Monitoring

CT-Ops collects system metrics from every agent and lets you define health checks that run on a schedule. Metrics are stored in TimescaleDB and visualised as time-series charts.

Metrics Collection

The agent sends the following vitals with every heartbeat:

Metric	Unit	Description
`cpu_percent`	%	CPU utilisation across all cores
`memory_percent`	%	RAM utilisation
`disk_percent`	%	Root filesystem utilisation
`uptime_seconds`	seconds	Host uptime since last boot

Future versions will add per-disk, per-NIC, and per-process metrics.

Metric Charts

Charts are available on the Metrics tab of each host detail page.

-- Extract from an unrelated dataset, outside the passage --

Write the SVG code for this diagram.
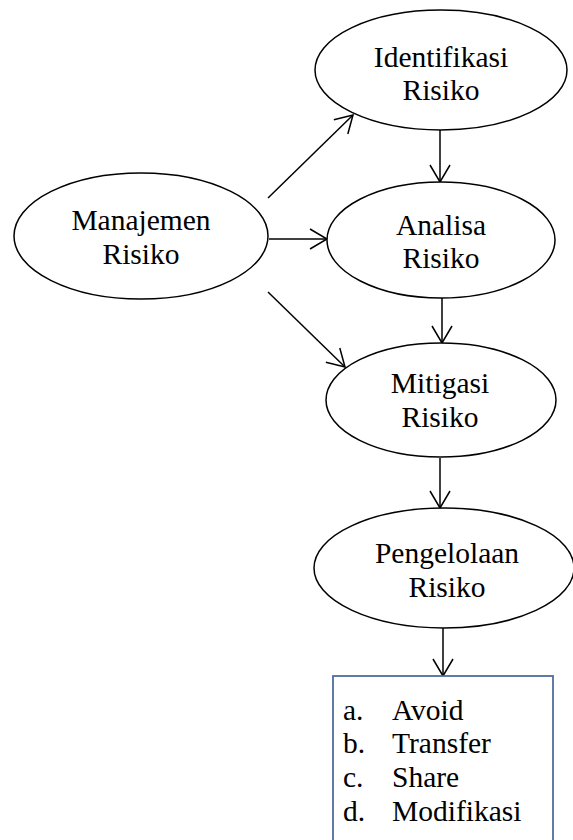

Each chart is interactive:

Time range — 1 hour, 6 hours, 24 hours, 7 days, 30 days
Zoom — click and drag on any chart to zoom into a specific window
Smart bucketing — data is automatically aggregated to the appropriate resolution based on the selected time range, using TimescaleDB continuous aggregates

Health Checks

Health checks run on the agent and report a pass/fail result back to the ingest service. Results are stored and can trigger alert rules.

Check types

Type	What it checks
`port`	TCP/UDP connectivity to a host:port
`process`	Whether a named process is running
`http`	HTTP endpoint reachability and optional status code check

Configuring checks

Checks are configured per-host from the Checks tab of the host detail page:

Click Add Check
Select the check type
Fill in the parameters (target address, port, expected status code, etc.)
Set the check interval
Click Save

The check is pushed to the agent on the next heartbeat and starts running immediately.

TimescaleDB Storage

Raw metrics are written to a TimescaleDB hypertable partitioned by time. Three continuous aggregates are pre-configured:

Aggregate	Bucket size	Retention
`metrics_1m`	1 minute	7 days
`metrics_1h`	1 hour	90 days
`metrics_1d`	1 day	2 years

The appropriate aggregate is selected automatically based on the chart's time range.

Alerting on Metrics

You can create alert rules that fire when a metric crosses a threshold — for example, CPU > 90% for 5 minutes. See Alerts for details.